Machine Learning-Assisted Screening and Performance Prediction of Single-Atom Catalysts for Electrocatalytic CO2 Conversion to CO

To study the single-atom catalysts (SACs) for CO2 electrocatalytic reduction (CO2RR) to CO, three machine learning models [decision regression tree (DRT), random forest (RF), and gradient boosting decision tree (GBDT)] were trained and evaluated based on the database containing 333 sets of experimental data. The feature importance and Shapley additive explanation (SHAP) analysis were used for model interpretation. The partial dependency plot (PDP) was used to predict the impact of individual feature value on the Faraday efficiency of the CO2RR to CO (FEco). Moreover, the optimal carrier, optimal single atom, and relative hydrogen evolution potential were predicted.

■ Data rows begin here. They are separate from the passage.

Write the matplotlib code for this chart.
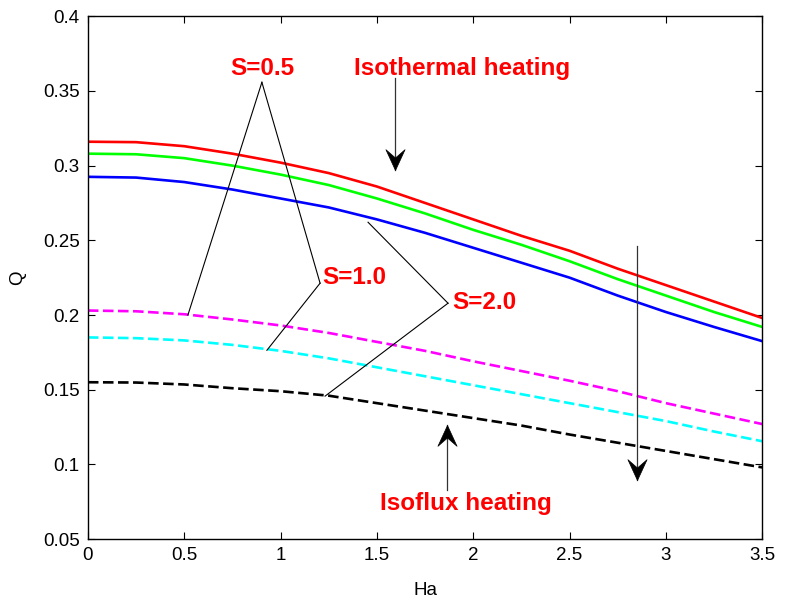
import matplotlib
matplotlib.use('Agg')
import matplotlib.pyplot as plt
from matplotlib.path import Path
import numpy as np

plt.rcParams['font.family'] = ['Liberation Sans', 'DejaVu Sans']

# Ha grid and Q values
ha = [0, 0.25, 0.5, 0.75, 1.0, 1.25, 1.5, 1.75, 2.0, 2.25, 2.5, 2.75, 3.0, 3.25, 3.5]

# isothermal heating (solid)
q_iso_s05 = [0.316, 0.3157, 0.313, 0.308, 0.302, 0.295, 0.286, 0.275, 0.264, 0.253, 0.243, 0.231, 0.220, 0.209, 0.198]
q_iso_s10 = [0.308, 0.3076, 0.305, 0.300, 0.294, 0.287, 0.278, 0.268, 0.257, 0.247, 0.236, 0.224, 0.213, 0.202, 0.192]
q_iso_s20 = [0.2925, 0.292, 0.289, 0.284, 0.278, 0.272, 0.264, 0.255, 0.245, 0.235, 0.225, 0.213, 0.202, 0.192, 0.1825]

# isoflux heating (dashed)
q_flux_s05 = [0.203, 0.2025, 0.2005, 0.197, 0.193, 0.188, 0.182, 0.176, 0.169, 0.1625, 0.156, 0.149, 0.141, 0.134, 0.127]
q_flux_s10 = [0.185, 0.1845, 0.183, 0.180, 0.176, 0.171, 0.165, 0.159, 0.153, 0.147, 0.141, 0.135, 0.129, 0.122, 0.1155]
q_flux_s20 = [0.155, 0.1548, 0.1535, 0.151, 0.149, 0.146, 0.141, 0.136, 0.131, 0.126, 0.120, 0.1145, 0.109, 0.1035, 0.098]

xticks = [0, 0.5, 1, 1.5, 2, 2.5, 3, 3.5]
xticklabels = ['0', '0.5', '1', '1.5', '2', '2.5', '3', '3.5']
yticks = [0.05, 0.1, 0.15, 0.2, 0.25, 0.3, 0.35, 0.4]
yticklabels = ['0.05', '0.1', '0.15', '0.2', '0.25', '0.3', '0.35', '0.4']

fig = plt.figure(figsize=(7.85, 6.01), dpi=100)
ax = fig.add_axes([0.112, 0.103, 0.859, 0.870])

lw = 1.9
ax.plot(ha, q_iso_s05, color='#ff0000', lw=lw)
ax.plot(ha, q_iso_s10, color='#00ff00', lw=lw)
ax.plot(ha, q_iso_s20, color='#0000ff', lw=lw)
dash = (4, 1.7)
ax.plot(ha, q_flux_s05, color='#ff00ff', lw=lw, dashes=dash)
ax.plot(ha, q_flux_s10, color='#00ffff', lw=lw, dashes=dash)
ax.plot(ha, q_flux_s20, color='#000000', lw=lw, dashes=dash)

ax.set_xlim(0, 3.5)
ax.set_ylim(0.05, 0.4)
ax.set_xticks(xticks)
ax.set_xticklabels(xticklabels)
ax.set_yticks(yticks)
ax.set_yticklabels(yticklabels)
ax.tick_params(direction='in', length=5, width=0.8, labelsize=13.5,
               top=True, right=True, pad=6)
for s in ax.spines.values():
    s.set_linewidth(1.0)

ax.set_xlabel('Ha', fontsize=13.5, labelpad=13)
ax.set_ylabel('Q', fontsize=13.5, labelpad=12)

# labels and leader lines
red = '#ff0000'
tkw = dict(color=red, fontsize=17.5, fontweight='bold')
ax.text(0.903, 0.365, 'S=0.5', ha='center', va='center', **tkw)
ax.text(1.215, 0.2253, 'S=1.0', ha='left', va='center', **tkw)
ax.text(1.89, 0.2086, 'S=2.0', ha='left', va='center', **tkw)
ax.text(1.942, 0.365, 'Isothermal heating', ha='center', va='center', **tkw)
ax.text(1.963, 0.074, 'Isoflux heating', ha='center', va='center', **tkw)

lkw = dict(color='k', lw=0.8)
ax.plot([0.903, 0.519], [0.3558, 0.2], **lkw)
ax.plot([0.903, 1.205], [0.3558, 0.2213], **lkw)
ax.plot([1.205, 0.929], [0.2213, 0.1764], **lkw)
ax.plot([1.869, 1.454], [0.2079, 0.2621], **lkw)
ax.plot([1.869, 1.231], [0.2079, 0.1457], **lkw)

# arrows with MATLAB-like concave heads, tip at the marker origin
head_down = Path([(0, 0), (-0.46, 1), (0, 0.6), (0.46, 1), (0, 0)],
                 [Path.MOVETO, Path.LINETO, Path.LINETO, Path.LINETO, Path.CLOSEPOLY])
head_up = Path([(0, 0), (-0.46, -1), (0, -0.6), (0.46, -1), (0, 0)],
               [Path.MOVETO, Path.LINETO, Path.LINETO, Path.LINETO, Path.CLOSEPOLY])


def arrow(x, y0, y1):
    ax.plot([x, x], [y0, y1], color='#333333', lw=0.9)
    head = head_down if y1 < y0 else head_up
    ax.plot([x], [y1], marker=head, ms=30, color='k', mec='k', mew=0.5,
            linestyle='none')


arrow(1.594, 0.3585, 0.297)
arrow(1.864, 0.0827, 0.1262)
arrow(2.85, 0.246, 0.0894)

fig.savefig('out.png', dpi=100)
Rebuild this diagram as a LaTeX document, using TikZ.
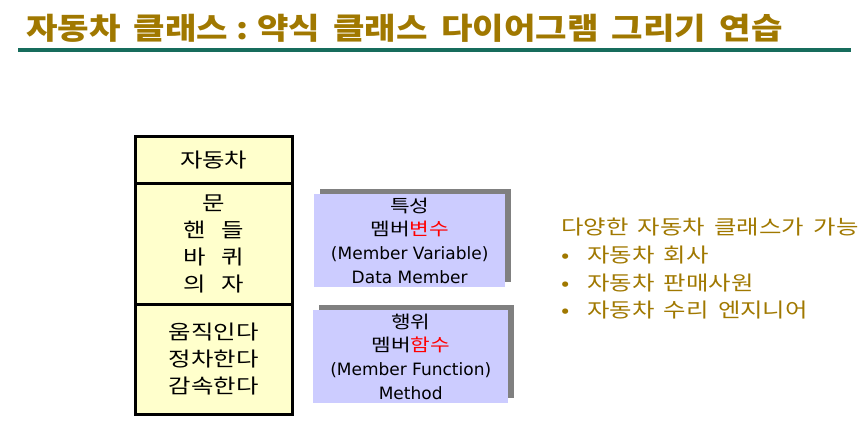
\documentclass[tikz,border=0pt]{standalone}
\usepackage{fontspec}
\setmainfont[FakeStretch=1.22]{Noto Sans CJK KR}
\newfontfamily\titlefont[FakeStretch=1.14,WordSpace=1.7]{Noto Sans CJK KR}
\newfontfamily\rightfont[FakeStretch=1.22,WordSpace=1.7]{Noto Sans CJK KR}
\newfontfamily\latinf{DejaVu Sans}
\usetikzlibrary{shadows}
\definecolor{gold}{RGB}{160,120,0}
\definecolor{tealline}{RGB}{22,108,92}
\definecolor{lyellow}{RGB}{255,255,204}
\definecolor{lblue}{RGB}{204,204,255}
\begin{document}
\begin{tikzpicture}[x=1pt,y=-1pt,
  sect/.style={draw=black, line width=2.5pt, fill=lyellow, anchor=north west,
    inner sep=0pt, align=center, minimum width=157pt,
    font=\fontsize{20}{27}\selectfont},
  bluebox/.style={fill=lblue, anchor=north west, inner sep=0pt, align=center,
    minimum height=93pt, font=\fontsize{17.5}{23.7}\selectfont,
    drop shadow={shadow xshift=5.5pt, shadow yshift=5.5pt, fill=gray, opacity=1}},
  titletext/.style={anchor=base west, inner sep=0pt, text=gold,
    font=\titlefont\fontsize{30}{36}\selectfont\bfseries},
  righttext/.style={anchor=north west, inner sep=0pt, text=gold, align=left,
    font=\rightfont\fontsize{20}{27.7}\selectfont},
]
\useasboundingbox (0,0) rectangle (866,444);
\node[titletext] (title) at (26,40)
  {자동차 클래스\hspace{8pt}:\hspace{9pt}약식 클래스 다이어그램 그리기 연습};
\draw[tealline, line width=3.5pt] (18,50) coordinate (l1) -- (851,50) coordinate (l2);

\node[sect, minimum height=47pt] (cname) at (134,135) {자동차};
\node[sect, minimum height=121pt] (attrs) at (134,182)
  {문\\핸\hspace{15pt}들\\바\hspace{15pt}퀴\\의\hspace{15pt}자};
\node[sect, minimum height=110pt] (ops) at (134,303) {움직인다\\정차한다\\감속한다};

\node[bluebox, minimum width=191pt] (vars) at (314,194)
  {특성\\멤버\textcolor{red}{변수}\\{\latinf\fontsize{17}{23.7}\selectfont (Member Variable)}\\{\latinf\fontsize{17}{23.7}\selectfont Data Member}};
\node[bluebox, minimum width=195pt] (funcs) at (313,310)
  {행위\\멤버\textcolor{red}{함수}\\{\latinf\fontsize{17}{23.7}\selectfont (Member Function)}\\{\latinf\fontsize{17}{23.7}\selectfont Method}};

\node[righttext] (uses) at (561,218)
  {다양한 자동차 클래스가 가능\\
   \makebox[26pt][l]{•}자동차 회사\\
   \makebox[26pt][l]{•}자동차 판매사원\\
   \makebox[26pt][l]{•}자동차 수리 엔지니어};
\end{tikzpicture}
\end{document}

The results indicate that the GBDT model has the best predictive performance, with R2 values of 0.94 and 0.90 on the training and testing sets, respectively. The catalyst loading, specific surface area, doping atomic content, relative hydrogen evolution potential, and atomic number are important factors affecting the FECO. The ZIF-8, MTV MOFs, and graphene are the best SAC supports. Using ZIF-8 as the carrier, with a relative hydrogen evolution potential of −0.8 V and Ni-doped single atom, the best FEco is obtained with the predicted and experimental values of 91.48 and 99.70%, respectively, accompanied by an error of 8.2%. The finding provides strong guidance for the selection of carriers, doped atoms, and reaction conditions (relative hydrogen evolution potential) of SACs for the CO2RR to CO, as well as the exploration of general influencing laws.